In the good ol' days, one could simply decorate his house with a Jack-o-lantern. But now simply having a pumpkin is lame. Instead, homeowners are upping the ante with an assortment of decorations from flying witches to rising zombies.
However, while Halloween may give you an opportunity to get your creative juices flowing, you should be careful not to go too far as to make an illegal Halloween decoration. Here are three situations when you know you may have taken things too far:
Threatening Remarks. Don't like your neighbors? That's fine, you don't have to like everyone you live near. But don't put their names on tombstones or make other thinly veiled threats through the use of Halloween decorations. If you do, your Halloween decorations could be used as evidence in a criminal harassment or intimidation trial.
Driving Hazards. It can be fun to create a virtual haunted house complete with flashing lights and frightening noises. However, you don't want to make your spooked-out home too much of a distraction. On Halloween night, there will be plenty of children wandering around in the dark. If your haunted house creates a distraction to drivers, you could be partially on the hook for any accidents involving pedestrians and cars.

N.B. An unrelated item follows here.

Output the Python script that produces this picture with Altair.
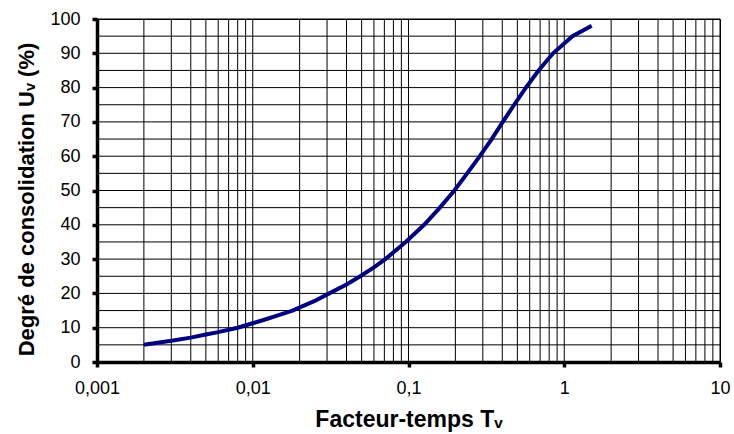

Racist Stereotypes. Halloween is no excuse for your racist stereotypes to run free. Surprisingly, many people still dress up and decorate their homes to fit certain stereotypes like the American Indians, hillbillies, or African tribes. Be sensitive that these costumes and decorations are based on racial stereotypes. Instead, get creative with vampires and witches. Even if overdone, these costumes won't insult anyone except real-life vampires and witches.
Halloween is a fun time to decorate your home. Just keep these tips in mind so that you won't get in trouble for your Halloween decorations.